Building a Better Tomorrow: Minister of Agriculture’s Visit Illuminates the Promising Future of Tanzania’s Youth in Agribusiness

A Deep Dive into Hon. Hussein Bashe’s Inspection of the Pioneering Chinangali Farm Under the BBT-YIA Initiative

Tanzania’s Dodoma region, a groundbreaking initiative, is quietly reshaping the future of agriculture. The Building a Better Tomorrow: Youth Initiative for Agribusiness (BBT-YIA) has been capturing the nation’s attention since its launch in 2022, but it took a landmark visit by the Minister of Agriculture, Hon. Hussein Bashe, to truly spotlight the immense potential of this multi-year program. The initiative will be at the spotlight during AGRF Summit.

A High-Profile Inspection

Last month, Bashe, flanked by key government officials, including the District Commissioner of Chamwino, Hon.
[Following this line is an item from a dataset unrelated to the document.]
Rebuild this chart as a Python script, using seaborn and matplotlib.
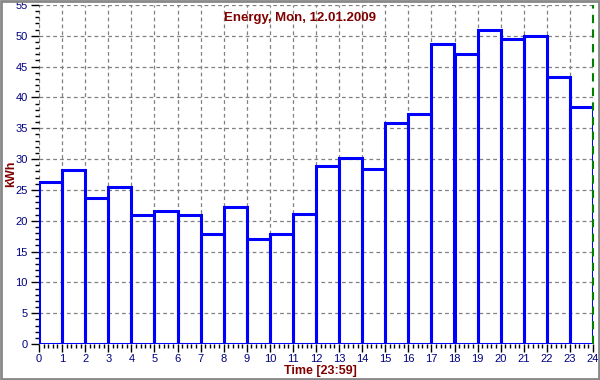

Gift Msuya, took a strategic tour of the Chinangali farm, the pilot training ground for BBT-YIA. Here, expansive farmlands, sustainable dormitories, and a cutting-edge grape processing facility are a testament to Tanzania’s investments in youth and sustainable agriculture.

More Than Just Farmland

Bashe’s first stop was the recently cleared and levelled farmland, ready to serve as a fertile training ground for aspiring agronomists and farmers. His keen eye for detail was evident as he quizzed contractors on soil health, irrigation methods, and pest management.

“The expansion isn’t just about acreage,” Bashe explained, capturing the essence of BBT-YIA’s multi-dimensional approach. “It’s about efficient, sustainable land use aimed at maximum yield. It’s about teaching our youth not just how to farm, but how to farm right, focusing on sustainability and efficiency.”

Sustainable Dormitories: Home Away from Home

The Minister’s next stop was the construction site of the youth dormitories, designed with sustainability at its core. Utilizing local materials, solar energy, and water recycling systems, these dormitories aim to be much more than mere accommodation—they are envisioned as living labs where participants imbibe the principles of eco-conscious living.

“It’s not just about giving these young people a place to stay; it’s about instilling in them the principles of sustainability from the ground up,” Bashe said, echoing the broader vision of the BBT-YIA initiative.

Grape Processing Facility: A Toast to the Future

Dodoma is renowned for its wine production, and the grape processing facility at Chinangali promises to take this legacy into the future. “This will be a training ground but will also contribute significantly to our local economy,” Bashe emphasized. “Once fully operational, we expect it to produce high-quality grape juice and even wines that can be marketed domestically and internationally.”

Setting the Tone for the Decade

Wrapping up his visit, Bashe gathered all contractors and officials for an earnest talk. “The eyes of the nation are upon us,” he declared. “These projects are the foundation stones for Tanzania’s future, and each day counts in a decade-long initiative like BBT-YIA.”

Implications and Impact

The Minister’s visit has far-reaching implications. It doesn’t merely signify government approval but underlines a robust, long-term commitment to youth empowerment, sustainable agriculture, and agribusiness innovation. With the BBT-YIA program running through to 2030, Tanzania is making a calculated gamble on its youth, hoping to foster a new generation of leaders who are as proficient in modern agribusiness practices as they are rooted in the rich agricultural heritage of the land.

Furthermore, the Chinangali farm serves as a prototype, a microcosm of what could be replicated across Tanzania. If successful, the farm could become a case study in how to merge modern agribusiness with traditional agricultural practices effectively, led by a youth force that is technologically savvy, eco-conscious, and business-oriented.

The Road Ahead

The Minister’s tour was a visual and symbolic affirmation of the government’s long-term strategy to intertwine the vigor of youth with the pragmatism of sustainable agriculture. Through investments in human capital and infrastructure, Tanzania is attempting to answer a complex question: How do you future-proof an agricultural economy?

For now, all eyes are on the Chinangali farm, a beacon of promise that reflects Tanzania’s aspirations for a prosperous, sustainable future. But this isn’t just a Tanzanian story; it’s a blueprint for how countries can invest in the nexus of youth, sustainability, and economic development, laying down pathways that future generations can tread upon.

As BBT-YIA continues to evolve, the rest of the nation and the world will be watching, eager to see how Tanzania’s investment today bears fruit for a better tomorrow. With the commitment level exhibited by the government, epitomized by Minister Bashe’s thorough inspection, there’s every reason to believe that BBT-YIA will set a new standard for youth engagement in agriculture, not just in Tanzania but across the African continent and beyond.

So here lies the Chinangali farm, a vivid tableau of Tanzania’s dreams and potentials—a place where seeds of promise are sown each day, expecting to yield a harvest rich in opportunity, prosperity, and sustainability for generations to come.